In lieu of any real sort of post for the past week (making up for it after the fact?) I thought I'd send you all over to one of my regular reads to a post about parenting. Somewhat related to the "clean house" statement I just made. Normally I really like Cjane's ideas, for as different as we may see the world (she also happens to be related to one of my absolute most favorite college teachers so that gives her a leg up in my book), but this particular post I somewhat disagree with.

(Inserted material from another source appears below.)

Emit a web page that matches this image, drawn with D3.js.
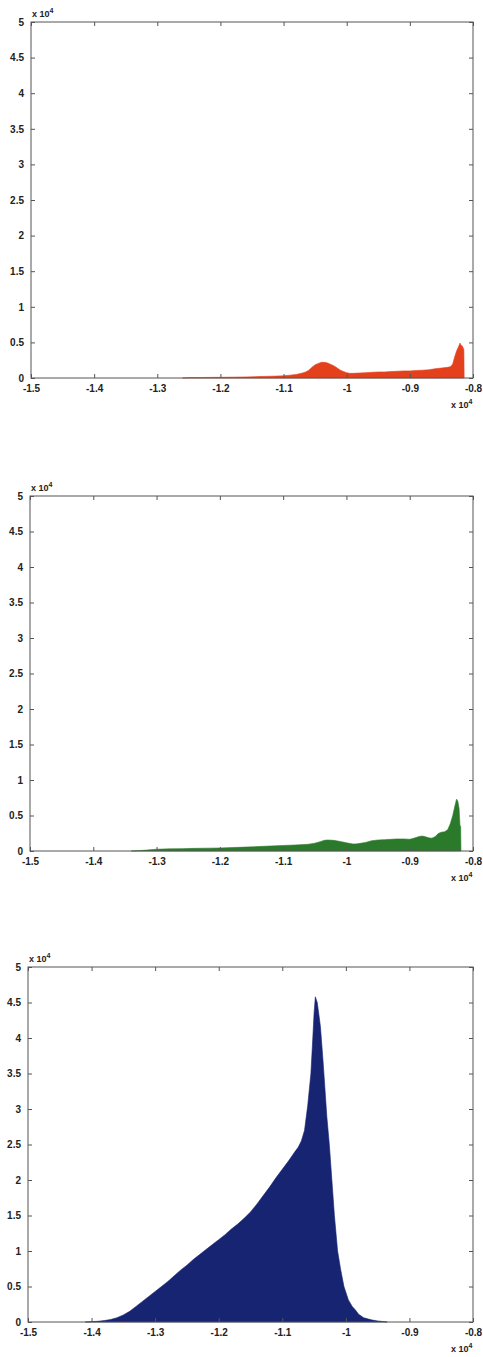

Particularly the first and last quotes she mentioned.....for as much as I try to get things done around my home I value time spent with my daughter a lot more than I value time spent scrubbing kitchen counters or having an immaculate garden. A clean house is a happy house, YES, but I will clean my house every day, (practically) for the rest of my life, and I only have a few years where my baby will want me to color alongside her all morning long. Plus, even for someone like me who has a child that wants to be attended to almost constantly, there are plenty of hours where I am hands free. Morning play (when she doesn't seem to notice her solitude), naps, kitchen cleaning while she eats (sssssllllloooooowwwwwly!), and bed time. If I WANT to get it all I can, maybe not as perfectly as I would always like, but, clean enough. Usually I'm the one holding myself back (lazy much?). Anyway, maybe it's an excuse to get out of constant chores but I know very few women (none actually, but I'm sure they are out there), with all their children grown and gone, that don't wish they would have put the cleaning aside to really enjoy their babies more often. I don't want to have that regret.